> _Stated problem_
Review the lines that follow and copy each one that contains the word "React".

* * *

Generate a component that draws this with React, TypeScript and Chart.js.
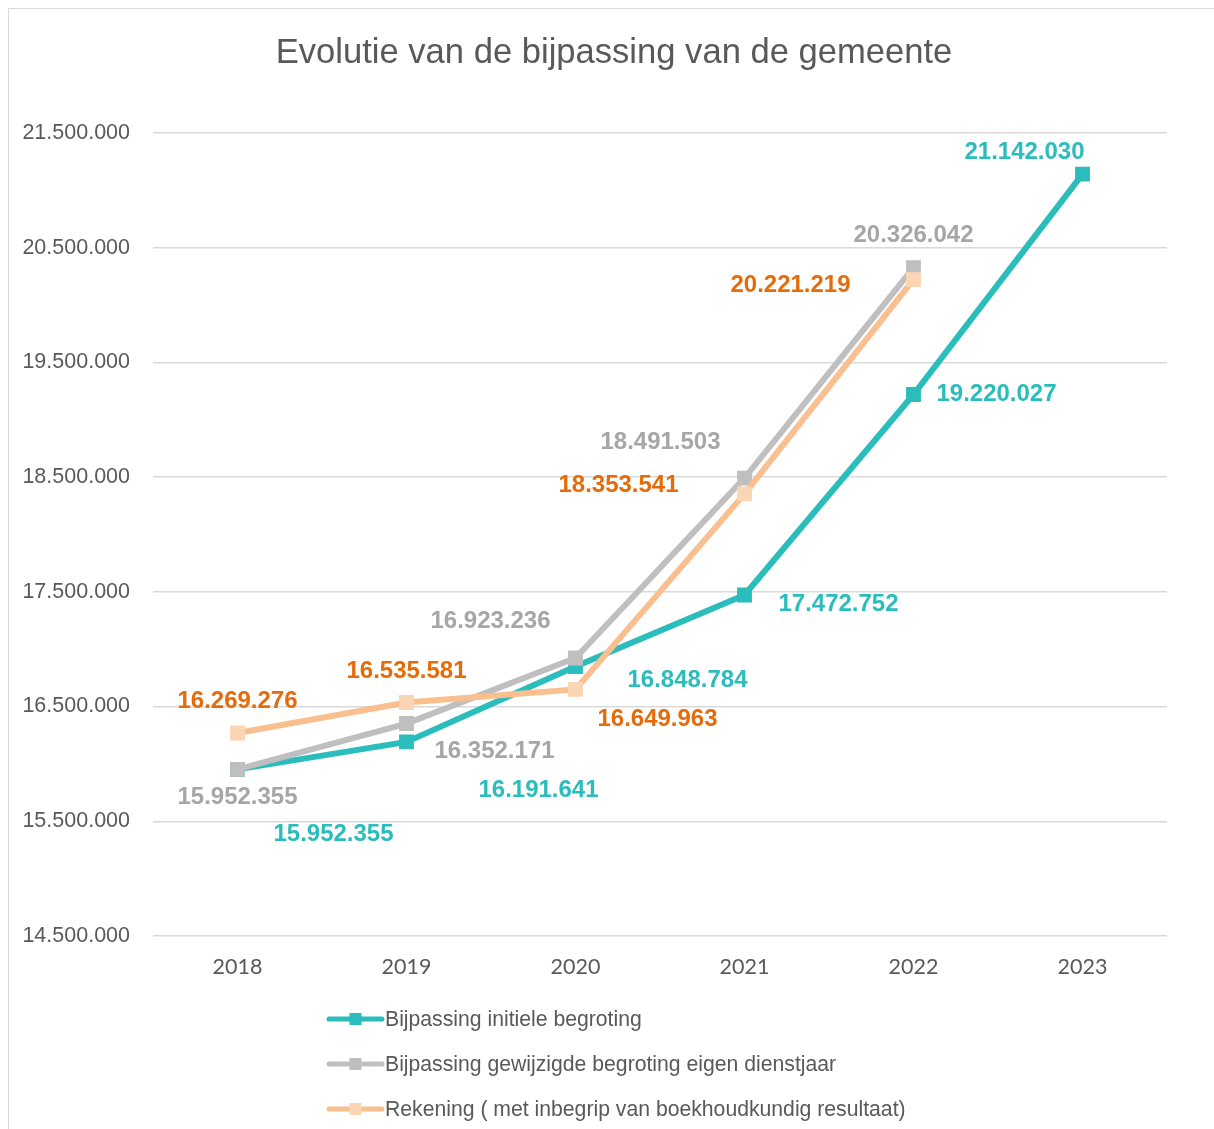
import React, { useEffect, useRef } from "react";
import { Chart, registerables } from "chart.js";

Chart.register(...registerables);

const years = ["2018", "2019", "2020", "2021", "2022", "2023"];
const initieleBegroting = [15952355, 16191641, 16848784, 17472752, 19220027, 21142030];
const gewijzigdeBegroting = [15952355, 16352171, 16923236, 18491503, 20326042, null];
const rekening = [16269276, 16535581, 16649963, 18353541, 20221219, null];

const seriesNames = [
  "Bijpassing initiele begroting",
  "Bijpassing gewijzigde begroting eigen dienstjaar",
  "Rekening ( met inbegrip van boekhoudkundig resultaat)",
];
const chartTitle = "Evolutie van de bijpassing van de gemeente";

// label offsets (dx, dy) relative to each point, per series
const labelOffsets: number[][][] = [
  [[96, 65], [132, 48], [112, 14], [94, 9], [83, 0], [-58, -22]],
  [[0, 28], [88, 28], [-85, -37], [-84, -36], [0, -32], [0, 0]],
  [[0, -32], [0, -31], [82, 30], [-126, -9], [-123, 6], [0, 0]],
];

const lineColors = ["#2BBCBC", "#BFBFBF", "#FABF8F"];
const markerColors = ["#2BBCBC", "#BFBFBF", "#FCD5B4"];
const labelColors = ["#2BBCBC", "#A6A6A6", "#E46C0A"];

const fmt = (v: number) => Math.round(v).toString().replace(/\B(?=(\d{3})+(?!\d))/g, ".");

const SANS = "'Liberation Sans', Arial, sans-serif";

const overlayPlugin = {
  id: "overlay",
  afterDatasetsDraw(chart: any) {
    const ctx = chart.ctx;
    ctx.save();
    ctx.font = `bold 24px ${SANS}`;
    ctx.textAlign = "center";
    ctx.textBaseline = "middle";
    chart.data.datasets.forEach((ds: any, i: number) => {
      const meta = chart.getDatasetMeta(i);
      ds.data.forEach((v: number | null, j: number) => {
        if (v === null || v === undefined) return;
        const pt = meta.data[j];
        const off = labelOffsets[i][j];
        ctx.fillStyle = labelColors[i];
        ctx.fillText(fmt(v), pt.x + off[0], pt.y + off[1]);
      });
    });
    ctx.restore();
  },
  afterDraw(chart: any) {
    const ctx = chart.ctx;
    ctx.save();
    // title
    ctx.font = `34.6px ${SANS}`;
    ctx.fillStyle = "#595959";
    ctx.textAlign = "center";
    ctx.textBaseline = "middle";
    ctx.fillText(chartTitle, 605, 44);
    // legend
    const x0 = 317;
    const x1 = 376;
    chart.data.datasets.forEach((ds: any, i: number) => {
      const y = 1010 + i * 45;
      ctx.strokeStyle = lineColors[i];
      ctx.lineWidth = 5;
      ctx.lineCap = "round";
      ctx.beginPath();
      ctx.moveTo(x0 + 3, y);
      ctx.lineTo(x1 - 3, y);
      ctx.stroke();
      ctx.fillStyle = markerColors[i];
      ctx.fillRect((x0 + x1) / 2 - 6, y - 6, 12, 12);
      ctx.font = `21.2px ${SANS}`;
      ctx.fillStyle = "#595959";
      ctx.textAlign = "left";
      ctx.textBaseline = "middle";
      ctx.fillText(ds.label, x1, y + 1);
    });
    ctx.restore();
  },
};

export default function App() {
  const ref = useRef<HTMLCanvasElement | null>(null);
  useEffect(() => {
    if (!ref.current) return;
    const seriesData = [initieleBegroting, gewijzigdeBegroting, rekening];
    const chart = new Chart(ref.current, {
      type: "line",
      data: {
        labels: years,
        datasets: seriesData.map((d, i) => ({
          label: seriesNames[i],
          data: d,
          borderColor: lineColors[i],
          backgroundColor: markerColors[i],
          pointBackgroundColor: markerColors[i],
          pointBorderWidth: 0,
          pointStyle: "rect",
          pointRadius: 10.5,
          borderWidth: 6,
          tension: 0,
          fill: false,
          order: 2 - i,
        })),
      },
      options: {
        responsive: false,
        animation: false,
        layout: { padding: { top: 124, left: 0, right: 47, bottom: 153 } },
        plugins: {
          legend: { display: false },
          title: { display: false },
          tooltip: { enabled: false },
        },
        scales: {
          x: {
            type: "category",
            offset: true,
            grid: { display: false, drawTicks: false },
            border: { display: false },
            ticks: {
              color: "#595959",
              font: { family: "Lato, 'Open Sans', sans-serif", size: 21.5 },
              padding: 18,
              maxRotation: 0,
            },
            afterFit: (s: any) => {
              s.height = 40;
            },
          },
          y: {
            min: 14500000,
            max: 21500000,
            grid: { color: "#D9D9D9", lineWidth: 1.4, drawTicks: false },
            border: { display: false },
            ticks: {
              stepSize: 1000000,
              color: "#595959",
              font: { family: SANS, size: 21.5 },
              padding: 23,
              callback: (v: any) => fmt(Number(v)),
            },
            afterFit: (s: any) => {
              s.width = 144;
            },
          },
        },
      },
      plugins: [overlayPlugin],
    });
    return () => chart.destroy();
  }, []);

  return (
    <div
      style={{
        position: "fixed",
        left: 8,
        top: 8,
        boxSizing: "border-box",
        width: 1206,
        height: 1121,
        borderTop: "1px solid #D9D9D9",
        borderLeft: "1px solid #D9D9D9",
        background: "#fff",
        overflow: "hidden",
      }}
    >
      <canvas ref={ref} width={1205} height={1120} style={{ display: "block" }} />
    </div>
  );
}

* * *

> _Final result_
Generate a component that draws this with React, TypeScript and Chart.js.
import React, { useEffect, useRef } from "react";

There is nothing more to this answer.